In my first novel, Virtues of War, one of the themes I wanted to explore was this: what is it really like to be a soldier? What happens psychologically to regular men and women when they see combat for the first time? And what are the very real consequences of the split-second decisions they make under extreme stress? As a military veteran it’s an idea dear to my heart, but the last thing I wanted to do was set the story in a modern day conflict like Afghanistan or Iraq. I have no interest in wading into the reasons behind why those real wars started, nor do I have any interest in taking sides. My story isn’t about the reasons for war, nor is it about either American or Arab grievances. My story is about the people: it’s about the soldiers.
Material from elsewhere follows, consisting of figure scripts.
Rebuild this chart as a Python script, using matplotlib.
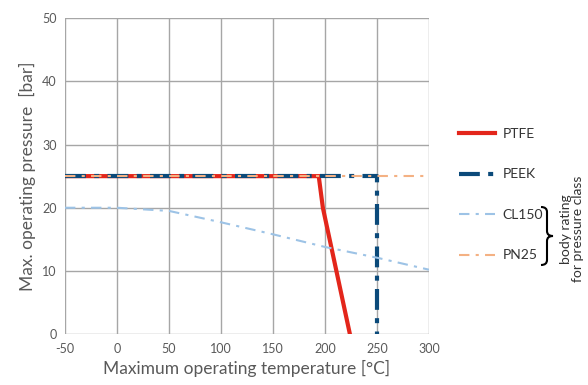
import matplotlib
matplotlib.use("Agg")
import matplotlib.pyplot as plt
from matplotlib.path import Path
from matplotlib.patches import PathPatch

# data
ptfe_t = [-50, 194, 198, 224]
ptfe_p = [25, 25, 20, 0]

peek_t = [-50, 250, 250]
peek_p = [25, 25, 0]

cl150_t = [-50, 0, 50, 100, 150, 200, 250, 300]
cl150_p = [20.0, 20.0, 19.5, 17.7, 15.8, 13.8, 12.1, 10.2]

pn25_t = [-50, 300]
pn25_p = [25, 25]

x_ticks = [-50, 0, 50, 100, 150, 200, 250, 300]
y_ticks = [0, 10, 20, 30, 40, 50]

grey = "#595959"
plt.rcParams["font.family"] = ["Lato", "DejaVu Sans"]
plt.rcParams["axes.unicode_minus"] = False

fig = plt.figure(figsize=(5.88, 3.85), dpi=100)
ax = fig.add_axes([0.1105, 0.132, 0.619, 0.821])

ax.plot(ptfe_t, ptfe_p, color="#E3261B", lw=3, label="PTFE", zorder=3,
        solid_joinstyle="miter")
ax.plot(peek_t, peek_p, color="#0B4A7A", lw=3, ls=(0, (5, 2, 1.2, 2)),
        label="PEEK", zorder=4)
ax.plot(cl150_t, cl150_p, color="#9DC3E6", lw=1.5, ls=(0, (5, 3, 1.5, 3)),
        label="CL150", zorder=5)
ax.plot(pn25_t, pn25_p, color="#F4B183", lw=1.5, ls=(0, (5, 3, 1.5, 3)),
        label="PN25", zorder=6)

ax.set_xlim(-50, 300)
ax.set_ylim(0, 50)
ax.set_xticks(x_ticks)
ax.set_yticks(y_ticks)
ax.grid(True, color="#A6A6A6", lw=1)
ax.set_axisbelow(True)
for s in ax.spines.values():
    s.set_visible(False)
ax.tick_params(length=0, colors=grey, labelsize=9, pad=6)

ax.set_xlabel("Maximum operating temperature [°C]", color=grey, fontsize=12.5)
ax.set_ylabel("Max. operating pressure  [bar]", color=grey, fontsize=12.5)

leg = ax.legend(loc="upper left", bbox_to_anchor=(0.76, 0.70),
                bbox_transform=fig.transFigure, frameon=False,
                handlelength=2.6, handletextpad=0.5, labelspacing=2.05,
                fontsize=10)
for t in leg.get_texts():
    t.set_color("#333333")

# curly brace grouping CL150 / PN25 (figure pixels -> fraction)
W, H = 588.0, 385.0
x0, xc, xt = 541 / W, 547 / W, 553 / W
yt, yb = 1 - 207 / H, 1 - 265 / H
ym = (yt + yb) / 2
d = 5 / H
verts = [(x0, yt), (xc, yt), (xc, yt - d),
         (xc, ym + d),
         (xc, ym), (xt, ym),
         (xc, ym), (xc, ym - d),
         (xc, yb + d),
         (xc, yb), (x0, yb)]
codes = [Path.MOVETO, Path.CURVE3, Path.CURVE3,
         Path.LINETO,
         Path.CURVE3, Path.CURVE3,
         Path.CURVE3, Path.CURVE3,
         Path.LINETO,
         Path.CURVE3, Path.CURVE3]
fig.add_artist(PathPatch(Path(verts, codes), transform=fig.transFigure,
                         fill=False, lw=1.5, color="black"))

fig.text(0.973, 0.405, "body rating\nfor pressure class", rotation=90,
         ha="center", va="center", fontsize=10, color="#333333",
         linespacing=1.0)

fig.savefig("out.png", dpi=100)
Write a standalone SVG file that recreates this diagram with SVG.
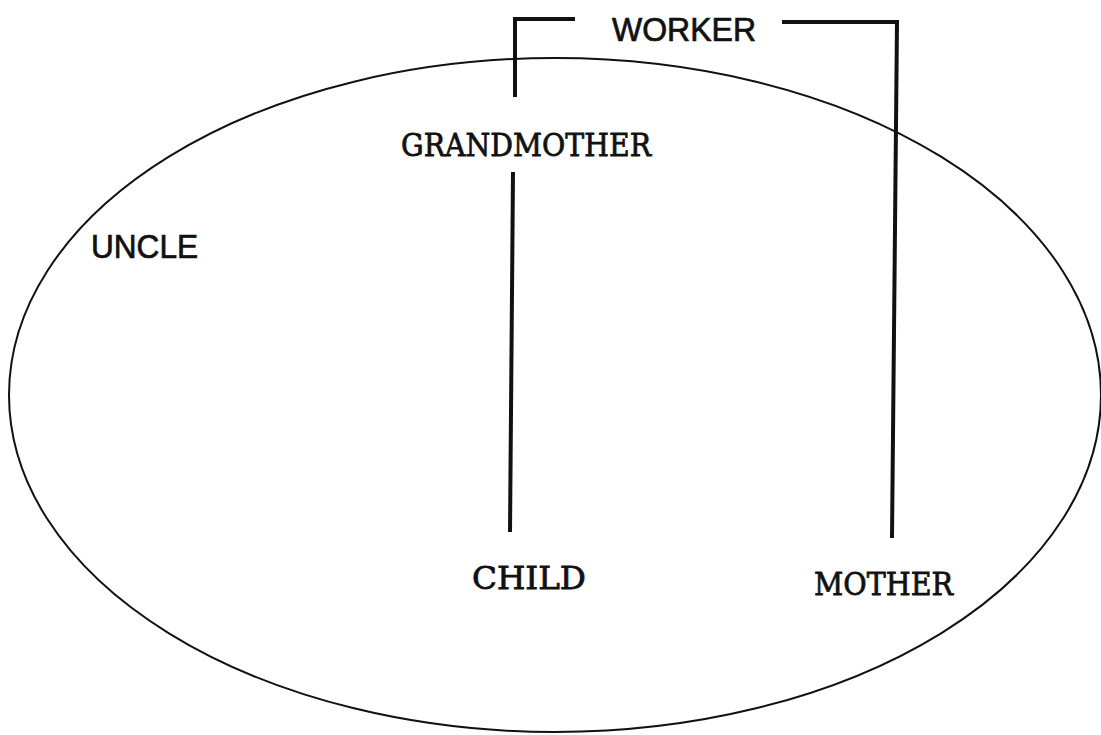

I certainly drew on my real-life experiences in Syria and Lebanon, but by setting Virtues of War nearly 500 years in the future and on another world, I freed myself from any real-life cultural baggage that could easily have accompanied my desired theme.
Being allegorical, a science fiction story can endure far beyond what the author originally intended. Just as Nineteen Eighty-Four has outlived the political movement that inspired it, perhaps James Cameron’s Avatar will still resonate long after the dangers of reckless environmental exploitation have faded to a happy irrelevance. Not only does this give science fiction a potential for longevity not necessarily enjoyed by other genres, it only adds to the broad appeal it already commands.
So that’s the second reason why science fiction is great: it provides the perfect vehicle for the pure exploration of real and relevant aspects of the human condition without causing offense. Or to put it in a less pompous way: science fiction is not only cool, it makes you think.